Sous un porte-avions...et vivant !

Nous sommes le 13 juin 1983. Sur le pont d’envol, le Maître Philippe Velten, 25 ans, titulaire du brevet de pilote de chasse de l’Aéronautique navale depuis 1979 (macaron de pilote n° 6013) est affecté à la 12ème Flottille de Chasse tous temps depuis près de trois ans.

Il vient de lancer son réacteur et, aux commandes du 12F-20, roule très lentement sur le pont d’envol, magistralement dirigé par ces artistes du guidage au sol que l’on nomme "chiens jaunes", de la couleur de la tenue qui les différencie de celle des autres spécialistes qui vont et viennent sur le pont. Il a fermé et verrouillé sa verrière, enclenché la pressurisation, et a maintenant le sentiment d’être seul dans sa bulle, dans un monde à part, isolé de l’activité trépidante extérieure, préservé des bruits innombrables qui accompagnent l’activité incessante de cet aérodrome flottant : grondement de l’énorme cheminée du bateau, choc assourdissant des avions qui appontent, déchirement métallique du réacteur lorsqu’un avion dont la crosse a manqué l’un des quatre brins d’appontage re-décolle sur la piste oblique pour une nouvelle approche, hauts parleurs qui diffusent les ordres. Il ne perçoit que le chuintement de la radio qui le relie à la "passerelle avia" où un Officier, lui-même pilote de chasse embarquée, règne en maître absolu sur tout ce qui se passe sur le pont d’envol et dans le circuit d’appontage. À peine entend il le sifflement étouffé de son propre réacteur, situé à huit mètres derrière sa cabine.

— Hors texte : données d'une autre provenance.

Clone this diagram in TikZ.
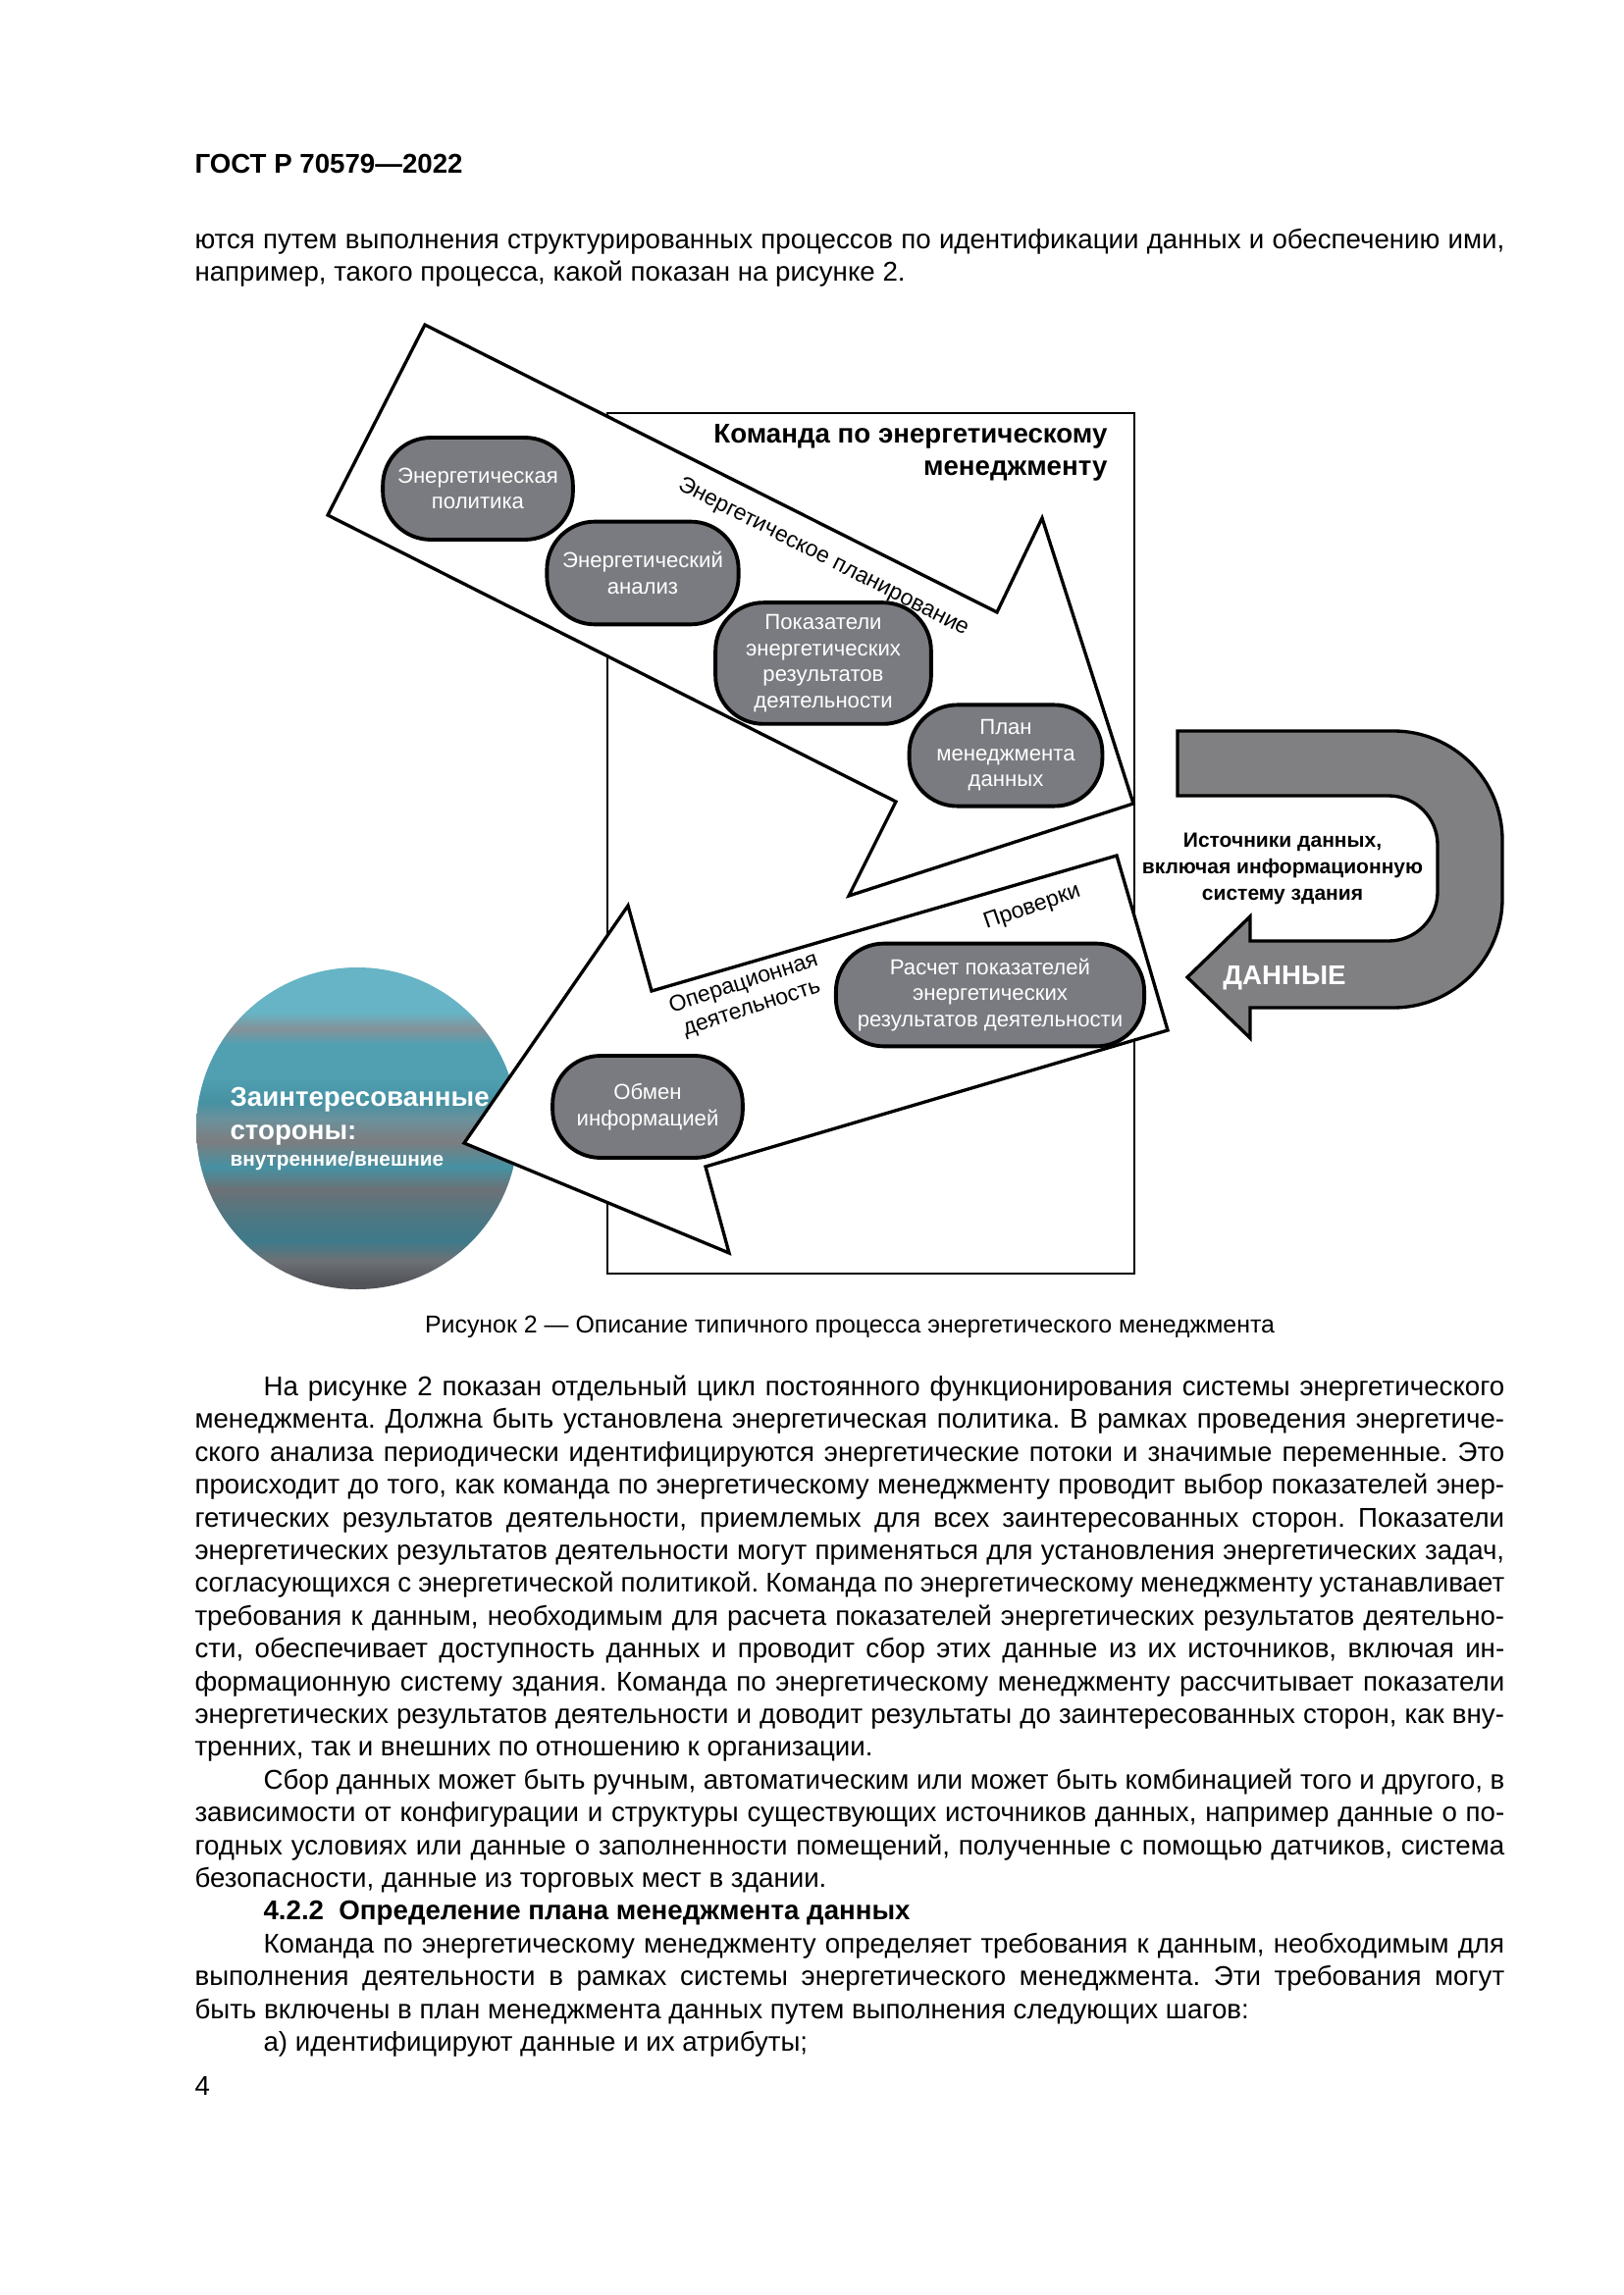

Il se sent bien ; la météo est idéale pour un vol de chasse : tempête de ciel bleu ! Le temps rêvé pour en découdre en combat tournoyant avec ses adversaires du jour. Il note que le Porte-avions tangue assez fortement à cause d’une houle d’ouest provoquant des creux de 4 à 5 m et se dit que, tout à l’heure, l’appontage sera sans doute un pur exercice de style.

Sa mission devrait lui permettre de libérer cette agressivité naturelle qui habite chaque chasseur : CAP (Combat Air Patrol). Il s’y est parfaitement préparé lors du briefing qu’il a eu en salle d’alerte avec l’Officier Ops. Il a soigneusement noté sur son knee pad la fréquence de contrôle, l’altitude de la CAP, les dernières positions connues des Flottes américaine et britannique, le poids minimum de kérosène restant, à partir duquel il devra impérativement regagner le bord. Il repasse dans sa tête les manœuvres qu’il va devoir exécuter dès la sortie de pont, en bout de catapulte : il va rentrer le train, baisser la voilure avant d’atteindre la vitesse limite, aile haute, de 220 kt, enclencher la postcombustion, commencer sa montée à 450 kt tout en se mettant aux ordres du contrôleur d’interception et, 2 mn 30 après, il sera à 40.000 pieds et à 20 milles nautiques du porte-avions, paré pour la première interception. Bref ! la routine...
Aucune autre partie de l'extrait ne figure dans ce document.